Tree Trimming and Shrub Pruning


Consider having a professional arborist prune your trees.

Pruning is a practice that is periodically required on all woody landscape plants. Fruit trees, shrubs, young trees, or mature, Bartlett Tree Experts can provide all of your pruning needs. Click on a tab below for more information on each aspect of pruning.

  • Mature Pruning
  • Young Pruning
  • Specialty Pruning

On mature trees, proper pruning is required to remove dead and dying branches to maintain plant health and safety. This is referred to as cleaning. Research has now documented that thinning, the removal of live branches to reduce density, reduces wind resistance and subsequent storm damage.

Thinning should only be done on trees where the crown is "too dense." A Bartlett arborist has training and experience to evaluate this attribute. Thinning should be concentrated on the outer portions of the canopy, leaving as many branches on the interior crown as possible.

In some instances, the crown or single branches require reduction in length. This improves the form and shape of the plant, eliminates interference with objects and structures, and compensates for structural weaknesses.

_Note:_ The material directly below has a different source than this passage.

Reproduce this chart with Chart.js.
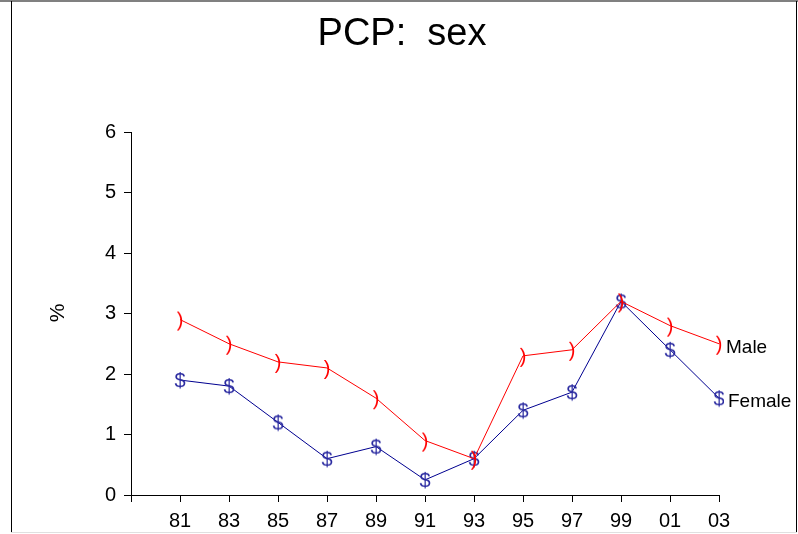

Lower branches may require pruning for similar reasons. This process, known as raising, can be used to increase the amount of light beneath the crown of a tree.

Bartlett arborists are trained to evaluate the condition of your trees. They can determine the types of trimming service required to balance your goals and those of managing plant health and safety.

The time to prune might be earlier than you think. One type of pruning that is most frequently overlooked by consumers is structural pruning of young trees.

Trees evolved in forests where they tend to grow straight and lose lower branches due to competition for light. When planted in full sun in the landscape, many species tend to develop multiple stems or leaders. These are more prone to failure.

Lower branches tend to grow at the same rate as the terminal leader. This side branching results in weak attachments that also are likely to fail later in the life of the plant. So care for trees when they are young and growing quickly is critical to ensuring a strong framework for future growth. This practice uses pruning cuts to maintain a dominant stem as a point of origin unless multiple stem "clumps" are desired.

Branches are pruned so their size remains proportional to the stem diameter at their point of attachment. As growth continues, some tree branches are removed to ensure adequate spacing between permanent scaffold limbs. The shape of the tree is maintained to provide a natural open grown form typical of the species.

Bartlett arborists can also develop and maintain formal styles including pollarding, espalier, pleaching, and topiary. Fruit tree pruning techniques are becoming increasingly popular as more consumers grow fruit bearing plants in their gardens. Vista pruning is judicious removal of branches to enhance a specific view. This is frequently performed for consumers with homes near mountains or the shore.

Shrub Pruning

Shrub Pruning

People are often surprised to learn that Bartlett specializes in pruning shrubs. But if we can routinely prune 75-foot trees, the Rhododendron in your foundation planting is easy in comparison.

Homeowners and landscape professionals often confuse shearing and pruning: they are very different concepts that produce very different results.

Shearing removes a portion of new growth each time it is performed. It produces an artificial shape rather than the natural form of the plant. Shearing produces a formal appearance with a dense outer shell of foliage with little growth on interior portions of the crown. Because only a portion of the new growth is removed, the plant continues to grow larger each year. Over time, it can out-grow its space.

Pruning removes older growth as well as new shoots. Because cuts are made deeper into the crown, the plant has a "looser" informal and natural appearance that can be maintained according to the plant species or variety. Because pruning removes some older branches, a specific size can be maintained for the space allotted for them.

Shearing is appropriate for formal gardens and for hedges. However for individual plants pruning is the better technique to sustain plant health and appearance over time.